Yesterday, I directly communicated with my friend that, like it or not, my anxiety would be riding shotgun. There were some moments during our day when I stepped outside to breathe. It helped. I told myself over and over that the AirBnB guest was a grownup and that dogs can’t tell time.
And yes, I got us to the Blue Lapis Light show at the Seaholm Power Plant TWO hours early. That’s right. First in line. Easily. For an hour. My friend might have found my over-promptness excessive, and it was, but I also had avoided something that used to cause a guaranteed meltdown—not planning for traffic and parking. I used to be a really, really good driver. This is not true anymore. After years of mostly not driving, I have forgotten some of my defensiveness, which is too bad, because that was the one arena in which my famed defensiveness was a boon. These days I leave ample time for navigating.
I’m back in bed now, typing up these thoughts. It is such a relief to be here with my beasts and in my flannel jammies.

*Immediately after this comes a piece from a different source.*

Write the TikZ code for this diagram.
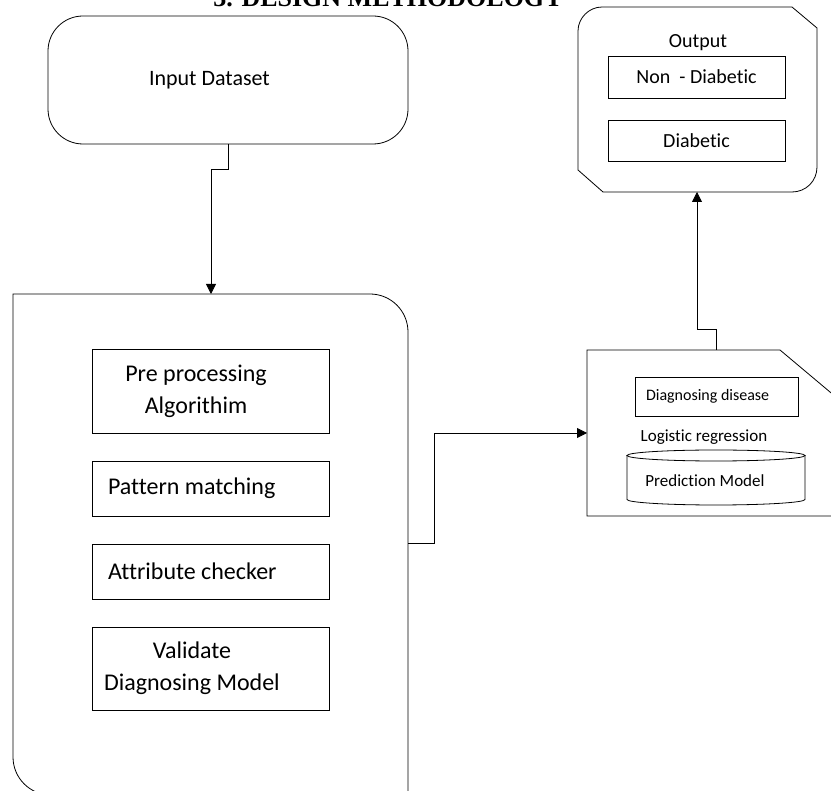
\documentclass[tikz,border=0pt]{standalone}
\usepackage{fontspec}
\setmainfont{Carlito}[Ligatures=NoCommon]
\newfontfamily\headfont{Liberation Serif}
\usetikzlibrary{arrows.meta}
\newcommand\midline[1]{\makebox[176pt]{#1}}

\begin{document}
\begin{tikzpicture}[x=1pt,y=-1pt,line width=.8pt,
	box/.style={draw,inner sep=0pt},
	procbox/.style={box,minimum width=237pt,inner xsep=16pt,text width=205pt,align=flush left,font=\fontsize{24}{32}\selectfont},
	flow/.style={-{Triangle[length=10pt,width=10pt]}}]
	\useasboundingbox (0,0) rectangle (831,791);
	\clip (0,0) rectangle (831,791);

	\node[anchor=base west,inner sep=0pt,font=\headfont\bfseries\fontsize{26}{30}\selectfont] (title) at (213,7) {3. DESIGN METHODOLOGY};

	\node[draw,rounded corners=35pt,minimum width=360pt,minimum height=128pt,inner xsep=101pt,text width=158pt,align=flush left,font=\fontsize{22}{26}\selectfont] (input) at (228,80) {Input Dataset};

	% processing block
	\draw (13,294) -- (370,294) .. controls (391,294) and (408,311) .. (408,332) -- (408,795) -- (51,795) .. controls (30,795) and (13,778) .. (13,757) -- cycle;
	\coordinate (core in) at (211,294); \coordinate (core out) at (408,543);
	\node[procbox,minimum height=84pt] (preproc) at (210.5,391) {\midline{Pre processing}\\\midline{Algorithim}};
	\node[procbox,minimum height=55pt] (pattern) at (210.5,488.5) {Pattern matching};
	\node[procbox,minimum height=55pt] (attrib) at (210.5,571.5) {Attribute checker};
	\node[procbox,minimum height=83pt,inner xsep=12pt,text width=213pt] (validate) at (210.5,668.5) {\midline{Validate}\\Diagnosing Model};

	% diagnosing block
	\draw (587,350) -- (780,350) -- (880,434) -- (880,516) -- (587,516) -- cycle;
	\coordinate (doc in) at (587,433); \coordinate (doc out) at (716,350);
	\node[box,minimum width=163pt,minimum height=39pt,inner xsep=11pt,text width=141pt,align=flush left,font=\fontsize{16}{19}\selectfont] (diag) at (716.5,396.5) {Diagnosing disease};
	\node[font=\fontsize{17}{20}\selectfont] (logit) at (704,437) {Logistic regression};
	\draw (716,455.5) ellipse [x radius=89pt,y radius=5.5pt];
	\draw (627,455.5) -- (627,499.5) .. controls (627,502.5) and (667,505) .. (716,505) .. controls (765,505) and (805,502.5) .. (805,499.5) -- (805,455.5);
	\node[font=\fontsize{17}{20}\selectfont] (pred) at (705,481) {Prediction Model};

	% output block
	\draw (602,7) -- (792,7) -- (817,28) -- (817,167) .. controls (817,181) and (806,192) .. (792,192) -- (603,192) -- (578,170) -- (578,31) .. controls (578,18) and (589,7) .. (602,7) -- cycle;
	\coordinate (out in) at (697,192);
	\node[font=\fontsize{20}{24}\selectfont] (outlabel) at (698,43) {Output};
	\node[box,minimum width=177pt,minimum height=42pt,font=\fontsize{20}{24}\selectfont] (nondiab) at (696.5,77) {Non\ \ - Diabetic};
	\node[box,minimum width=177pt,minimum height=41pt,font=\fontsize{20}{24}\selectfont] (diab) at (696.5,140.5) {Diabetic};

	\draw[flow] (input.south) -- ++(0,25) -| (core in);
	\draw[flow] (core out) -- ++(26,0) |- (doc in);
	\draw[flow] (doc out) -- ++(0,-21) -| (out in);
\end{tikzpicture}
\end{document}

But my respite is brief. I have committed to one more night out with my friend. A week into AirBnB and I have so many guests coming in the next few days I’m just going to have to figure it out. And I will. Because I always do. But I also know it’s not going to be easy.
I’m really interested to know how y’all are faring with resurfacing, especially those of you who really did lockdown lockdown for years. Is your people tolerance down? Is your crankiness up? Do you have any strategies to get you through the day? Do tell.
This re-entry time is scary as fuck. I've purchased tickets to events twice now and chickened out both times. ( happy to support those artists even though I didn't make it) I'm not able to be in crowds yet, even though I'm masked and vaxxed and triply boosted, I don't feel safe enough yet. Been seriously isolated since before the pandemic and it's morphed into my way of being in this world. I don't see myself integrating back into society. Like, not at all. I'm feral in ways I'd never imagined I could be now. And I like it.